■ SET PROBLEM
Leaving out the pictures, retype all the material exactly.

■ SUPPLIED INFORMATION
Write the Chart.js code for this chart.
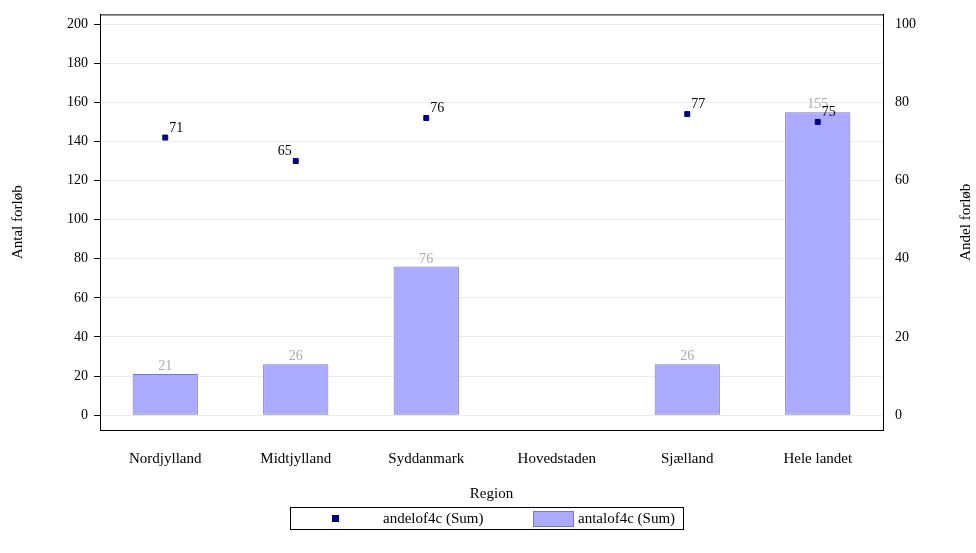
<!DOCTYPE html>
<html><head><meta charset="utf-8">
<script src="https://cdn.jsdelivr.net/npm/chart.js@4"></script>
<style>body{margin:0;background:#fff}#wrap{width:976px;height:553px}</style>
</head><body><div id="wrap"><canvas id="c"></canvas></div>
<script>
const regions = ["Nordjylland", "Midtjylland", "Syddanmark", "Hovedstaden", "Sjælland", "Hele landet"];
const antal = [21, 26, 76, null, 26, 155];
const andel = [71, 65, 76, null, 77, 75];
const font = "'Liberation Serif', 'DejaVu Serif', serif";

function vText(ctx, text, x, y) {
    ctx.save();
    ctx.translate(x, y);
    ctx.rotate(-Math.PI / 2);
    ctx.textAlign = "center";
    ctx.textBaseline = "middle";
    ctx.fillText(text, 0, 0);
    ctx.restore();
}

const labelPlugin = {
    id: "labels",
    afterDatasetsDraw(chart) {
        const ctx = chart.ctx;
        ctx.save();
        ctx.font = "14px " + font;
        // bar labels
        chart.getDatasetMeta(1).data.forEach(function(bar, i) {
            if (antal[i] == null) return;
            ctx.fillStyle = "#aaaaaa";
            ctx.textAlign = "center";
            ctx.fillText(antal[i], bar.x, bar.y - 4);
        });
        // point labels
        chart.getDatasetMeta(0).data.forEach(function(pt, i) {
            if (andel[i] == null) return;
            ctx.fillStyle = "#000";
            if (i == 1) { ctx.textAlign = "right"; ctx.fillText(andel[i], pt.x - 4, pt.y - 6); }
            else { ctx.textAlign = "left"; ctx.fillText(andel[i], pt.x + 4, pt.y - 6); }
        });
        // plot frame
        const a = chart.chartArea;
        ctx.strokeStyle = "#000";
        ctx.lineWidth = 1;
        ctx.strokeRect(a.left + 0.5, a.top + 0.5, a.right - a.left, a.bottom - a.top);
        // axis titles
        ctx.fillStyle = "#000";
        ctx.font = "15px " + font;
        vText(ctx, "Antal forløb", 18, (a.top + a.bottom) / 2);
        vText(ctx, "Andel forløb", 966, (a.top + a.bottom) / 2);
        ctx.textAlign = "center";
        ctx.textBaseline = "middle";
        ctx.fillText("Region", (a.left + a.right) / 2, 494);
        // legend, drawn by hand
        ctx.strokeRect(290.5, 507.5, 393, 22);
        ctx.fillStyle = "#000080";
        ctx.fillRect(332, 515, 7, 7);
        ctx.fillStyle = "rgba(170,170,255,1)";
        ctx.fillRect(533, 511, 40, 15);
        ctx.strokeStyle = "rgba(120,120,190,1)";
        ctx.strokeRect(533.5, 511.5, 40, 15);
        ctx.fillStyle = "#000";
        ctx.textAlign = "left";
        ctx.fillText("andelof4c (Sum)", 383, 519);
        ctx.fillText("antalof4c (Sum)", 578, 519);
        ctx.restore();
    }
};

new Chart(document.getElementById("c"), {
    data: {
        labels: regions,
        datasets: [{
            type: "scatter",
            label: "andelof4c (Sum)",
            data: andel,
            yAxisID: "y2",
            backgroundColor: "#000080",
            borderColor: "#000080",
            pointStyle: "rect",
            pointRadius: 3.5
        }, {
            type: "bar",
            label: "antalof4c (Sum)",
            data: antal,
            yAxisID: "y",
            backgroundColor: "rgba(170,170,255,1)",
            borderColor: "rgba(120,120,190,1)",
            borderWidth: 1,
            borderSkipped: false,
            barPercentage: 0.5,
            categoryPercentage: 1
        }]
    },
    plugins: [labelPlugin],
    options: {
        responsive: true,
        maintainAspectRatio: false,
        animation: false,
        layout: { padding: 0 },
        plugins: {
            tooltip: { enabled: false },
            legend: { display: false }
        },
        scales: {
            x: {
                type: "category",
                offset: true,
                afterFit(s) { s.height = 123; },
                grid: { display: false, tickColor: "#000", tickLength: 6 },
                border: { color: "#000" },
                ticks: { font: { family: font, size: 15 }, color: "#000", padding: 14 }
            },
            y: {
                position: "left",
                min: -7.6, max: 205,
                afterFit(s) { s.width = 100; },
                afterBuildTicks(s) { s.ticks = [0,20,40,60,80,100,120,140,160,180,200].map(v => ({ value: v })); },
                grid: { color: "#ececec", tickColor: "#000", tickLength: 6 },
                border: { color: "#000" },
                ticks: { font: { family: font, size: 14 }, color: "#000", padding: 6 }
            },
            y2: {
                position: "right",
                min: -3.8, max: 102.5,
                afterFit(s) { s.width = 93; },
                afterBuildTicks(s) { s.ticks = [0,20,40,60,80,100].map(v => ({ value: v })); },
                grid: { display: false, tickColor: "#000", tickLength: 6 },
                border: { color: "#000" },
                ticks: { font: { family: font, size: 14 }, color: "#000", padding: 6 }
            }
        }
    }
});
</script></body></html>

■ RESULT BELOW
Write the Chart.js code for this chart.
<!DOCTYPE html>
<html><head><meta charset="utf-8">
<script src="https://cdn.jsdelivr.net/npm/chart.js@4"></script>
<style>body{margin:0;background:#fff}#wrap{width:976px;height:553px}</style>
</head><body><div id="wrap"><canvas id="c"></canvas></div>
<script>
const regions = ["Nordjylland", "Midtjylland", "Syddanmark", "Hovedstaden", "Sjælland", "Hele landet"];
const antal = [21, 26, 76, null, 26, 155];
const andel = [71, 65, 76, null, 77, 75];
const font = "'Liberation Serif', 'DejaVu Serif', serif";

function vText(ctx, text, x, y) {
    ctx.save();
    ctx.translate(x, y);
    ctx.rotate(-Math.PI / 2);
    ctx.textAlign = "center";
    ctx.textBaseline = "middle";
    ctx.fillText(text, 0, 0);
    ctx.restore();
}

const labelPlugin = {
    id: "labels",
    afterDatasetsDraw(chart) {
        const ctx = chart.ctx;
        ctx.save();
        ctx.font = "14px " + font;
        // bar labels
        chart.getDatasetMeta(1).data.forEach(function(bar, i) {
            if (antal[i] == null) return;
            ctx.fillStyle = "#aaaaaa";
            ctx.textAlign = "center";
            ctx.fillText(antal[i], bar.x, bar.y - 4);
        });
        // point labels
        chart.getDatasetMeta(0).data.forEach(function(pt, i) {
            if (andel[i] == null) return;
            ctx.fillStyle = "#000";
            if (i == 1) { ctx.textAlign = "right"; ctx.fillText(andel[i], pt.x - 4, pt.y - 6); }
            else { ctx.textAlign = "left"; ctx.fillText(andel[i], pt.x + 4, pt.y - 6); }
        });
        // plot frame
        const a = chart.chartArea;
        ctx.strokeStyle = "#000";
        ctx.lineWidth = 1;
        ctx.strokeRect(a.left + 0.5, a.top + 0.5, a.right - a.left, a.bottom - a.top);
        // axis titles
        ctx.fillStyle = "#000";
        ctx.font = "15px " + font;
        vText(ctx, "Antal forløb", 18, (a.top + a.bottom) / 2);
        vText(ctx, "Andel forløb", 966, (a.top + a.bottom) / 2);
        ctx.textAlign = "center";
        ctx.textBaseline = "middle";
        ctx.fillText("Region", (a.left + a.right) / 2, 494);
        // legend, drawn by hand
        ctx.strokeRect(290.5, 507.5, 393, 22);
        ctx.fillStyle = "#000080";
        ctx.fillRect(332, 515, 7, 7);
        ctx.fillStyle = "rgba(170,170,255,1)";
        ctx.fillRect(533, 511, 40, 15);
        ctx.strokeStyle = "rgba(120,120,190,1)";
        ctx.strokeRect(533.5, 511.5, 40, 15);
        ctx.fillStyle = "#000";
        ctx.textAlign = "left";
        ctx.fillText("andelof4c (Sum)", 383, 519);
        ctx.fillText("antalof4c (Sum)", 578, 519);
        ctx.restore();
    }
};

new Chart(document.getElementById("c"), {
    data: {
        labels: regions,
        datasets: [{
            type: "scatter",
            label: "andelof4c (Sum)",
            data: andel,
            yAxisID: "y2",
            backgroundColor: "#000080",
            borderColor: "#000080",
            pointStyle: "rect",
            pointRadius: 3.5
        }, {
            type: "bar",
            label: "antalof4c (Sum)",
            data: antal,
            yAxisID: "y",
            backgroundColor: "rgba(170,170,255,1)",
            borderColor: "rgba(120,120,190,1)",
            borderWidth: 1,
            borderSkipped: false,
            barPercentage: 0.5,
            categoryPercentage: 1
        }]
    },
    plugins: [labelPlugin],
    options: {
        responsive: true,
        maintainAspectRatio: false,
        animation: false,
        layout: { padding: 0 },
        plugins: {
            tooltip: { enabled: false },
            legend: { display: false }
        },
        scales: {
            x: {
                type: "category",
                offset: true,
                afterFit(s) { s.height = 123; },
                grid: { display: false, tickColor: "#000", tickLength: 6 },
                border: { color: "#000" },
                ticks: { font: { family: font, size: 15 }, color: "#000", padding: 14 }
            },
            y: {
                position: "left",
                min: -7.6, max: 205,
                afterFit(s) { s.width = 100; },
                afterBuildTicks(s) { s.ticks = [0,20,40,60,80,100,120,140,160,180,200].map(v => ({ value: v })); },
                grid: { color: "#ececec", tickColor: "#000", tickLength: 6 },
                border: { color: "#000" },
                ticks: { font: { family: font, size: 14 }, color: "#000", padding: 6 }
            },
            y2: {
                position: "right",
                min: -3.8, max: 102.5,
                afterFit(s) { s.width = 93; },
                afterBuildTicks(s) { s.ticks = [0,20,40,60,80,100].map(v => ({ value: v })); },
                grid: { display: false, tickColor: "#000", tickLength: 6 },
                border: { color: "#000" },
                ticks: { font: { family: font, size: 14 }, color: "#000", padding: 6 }
            }
        }
    }
});
</script></body></html>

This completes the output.